Wells was asked about Corfman’s motivations for going public. “It wasn’t done for politics, you know,” Wells replied.  “It was done for personal reasons. And it wouldn’t have been done if the reporters hadn’t contacted my daughter.”

Breitbart’s bewilderment at some of the basic processes of journalism is understandable. This is, after all, a publication that dedicates a considerable amount of space to lauding the activities and pronouncements of its own executive chairman Steve Bannon, who has evidently taken a break from issuing warnings about the degradation of Western values to defend an accused pedophile. A post published the day after the Post story consisted almost entirely of CBS News’ report on Bannon’s speech at a New Hampshire fundraiser, during which he dismissed the “the Bezos-Amazon-Washington Post” as a “part of the apparatus of the Democratic Party.” Another post’s headline announces, “Bannon: Republican Establishment and Media Launched a ‘Weaponized Hit on Judge Moore’ ” before what amounts to a 1,500-word transcript of an interview between Bannon and his employee, Breitbart’s Alex Marlow, in which Bannon, predictably, accuses the mainstream press of having it in for Moore. “Here’s the great thing about the internet, and places like Breitbart and others,” he says. “You can’t fool people anymore. The information can get out there. People will make their own judgment.”

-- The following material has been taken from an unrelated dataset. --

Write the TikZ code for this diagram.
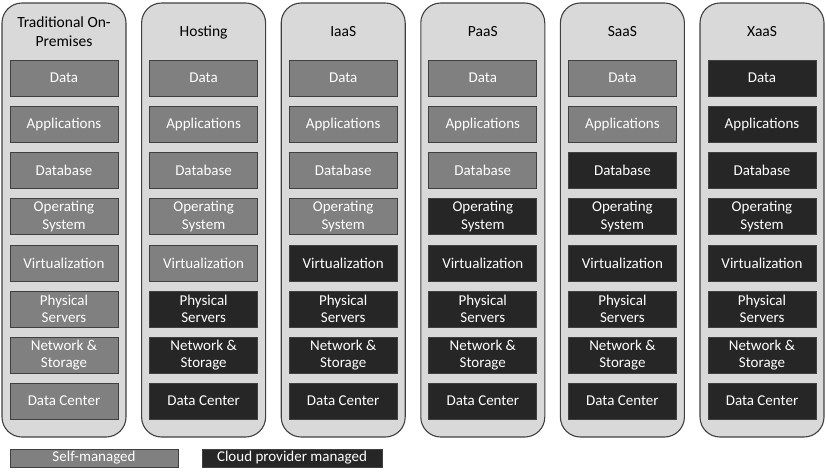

“Bannon,” the post continues, “described the Breitbart News Daily model as presenting the facts and allowing the audience to form their own opinions producing a caller-driven radio show.”

The Moore story, all in all, is just another rotation in Breitbart’s perfect ouroboros of conspiratorial thinking and self-confirmation. Perhaps fortunately for Bannon and crew, Breitbart’s former tech editor Milo Yiannopoulos—who has argued 13-year-olds are capable of sexual consent—isn’t on hand to offer his thoughts; he and Bannon have had a falling out about revelations about Milo’s communications with white nationalists, which made the subtext of the site’s dog-whistling xenophobia text. Yiannopoulos’ or another writer’s provocative affirmative defense of sexually pursuing children would’ve overshadowed the message that Breitbart is more interested in pushing: This Moore story, like all stories, is ultimately about the swamp.